Jerry Sandusky is “extremely distraught” that Penn State’s football program has been hit with crippling penalties, his lawyer says.
But attorney Joseph Amendola said nothing about Sandusky having any remorse about the young boys he abused in the actions that led to the school being banned from bowl games for four years along with a $60 million fine and the erasing of 112 wins over 14 years.
The convicted child molester was “absolutely beside himself,” when he heard about the sanctions that the NCAA hit Penn State with, Amendola told the Centre Daily Times
of State College, Pa.
“He never, never dreamed that anything he was accused of doing would have this type of impact on Penn State — not only athletics, but the university as a whole,” Amendola said.
The lawyer said Sandusky — who is appealing his conviction on 45 counts of child abuse — should be remembered as “a critical part of the rise to prominence of Penn State football,” mentioning the national championships the Nittany Lions won in 1982 and 1986.

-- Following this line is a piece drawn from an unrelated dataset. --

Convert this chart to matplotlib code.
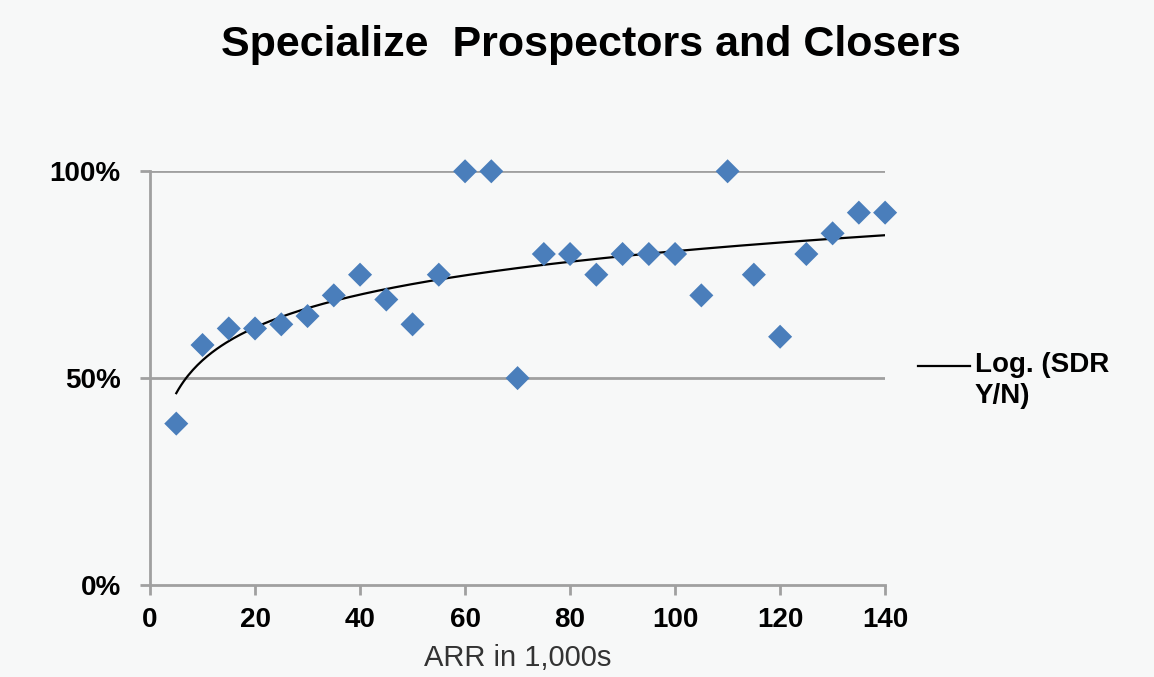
import matplotlib.pyplot as plt
from matplotlib.lines import Line2D
import numpy as np

plt.rcParams['font.family'] = ['Liberation Sans', 'DejaVu Sans']

# ARR in 1,000s and share of SDR use
arr = [5, 10, 15, 20, 25, 30, 35, 40, 45, 50, 55, 60, 65, 70,
       75, 80, 85, 90, 95, 100, 105, 110, 115, 120, 125, 130, 135, 140]
sdr_share = [0.39, 0.58, 0.62, 0.62, 0.63, 0.65, 0.70, 0.75, 0.69, 0.63, 0.75, 1.00, 1.00, 0.50,
             0.80, 0.80, 0.75, 0.80, 0.80, 0.80, 0.70, 1.00, 0.75, 0.60, 0.80, 0.85, 0.90, 0.90]
x_ticks = [0, 20, 40, 60, 80, 100, 120, 140]
y_ticks = [0, 0.5, 1.0]
y_labels = ['0%', '50%', '100%']

bg = '#f7f8f8'
blue = '#4a7ebb'
grid_gray = '#a0a0a0'

fig = plt.figure(figsize=(11.54, 6.77), dpi=100, facecolor=bg)
ax = fig.add_axes([0.130, 0.136, 0.637, 0.611], facecolor=bg)

# Excel-style logarithmic trendline fitted to the points
x = np.array(arr, dtype=float)
y = np.array(sdr_share)
a, b = np.polyfit(np.log(x), y, 1)
xs = np.linspace(x.min(), x.max(), 300)
ax.plot(xs, a * np.log(xs) + b, color='black', lw=1.6, zorder=3)

ax.scatter(arr, sdr_share, marker='D', s=150, color=blue, edgecolors='none',
           zorder=4, clip_on=False)

ax.set_xlim(0, 140)
ax.set_ylim(0, 1.0)
ax.set_xticks(x_ticks)
ax.set_yticks(y_ticks)
ax.set_yticklabels(y_labels)
for yv in y_ticks[1:]:
    ax.axhline(yv, color=grid_gray, lw=2, zorder=1)

for side in ['top', 'right']:
    ax.spines[side].set_visible(False)
for side in ['left', 'bottom']:
    ax.spines[side].set_color(grid_gray)
    ax.spines[side].set_linewidth(2)
ax.tick_params(axis='both', colors=grid_gray, width=2, length=7, direction='out',
               labelcolor='black', labelsize=20)
ax.tick_params(axis='y', pad=14)
ax.tick_params(axis='x', pad=9)
for lab in ax.get_xticklabels() + ax.get_yticklabels():
    lab.set_fontweight('bold')

ax.set_xlabel('ARR in 1,000s', fontsize=21, labelpad=8, color='#333333')
fig.text(0.512, 0.934, 'Specialize  Prospectors and Closers', fontsize=31,
         fontweight='bold', ha='center', va='center')

# trendline legend entry, Excel style (line at the first text line)
fig.add_artist(Line2D([918 / 1154, 970 / 1154], [1 - 366 / 677] * 2,
                      color='black', lw=1.6))
fig.text(975 / 1154, 1 - 352 / 677, 'Log. (SDR\nY/N)', fontsize=20,
         fontweight='bold', ha='left', va='top', linespacing=1.25)

fig.savefig('out.png', dpi=100, facecolor=bg)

“Everyone should try to remember that Jerry was a part of that football program for 30 years and played football for Penn State in the early ’60s,”
Amendola said Sandusky intends to put his side of the story during his sentencing hearing. “He had looked forward to testifying at his trial, and because of unforeseen circumstances, that didn’t happen. Jerry views his sentence as an opportunity for him to tell his side of this.”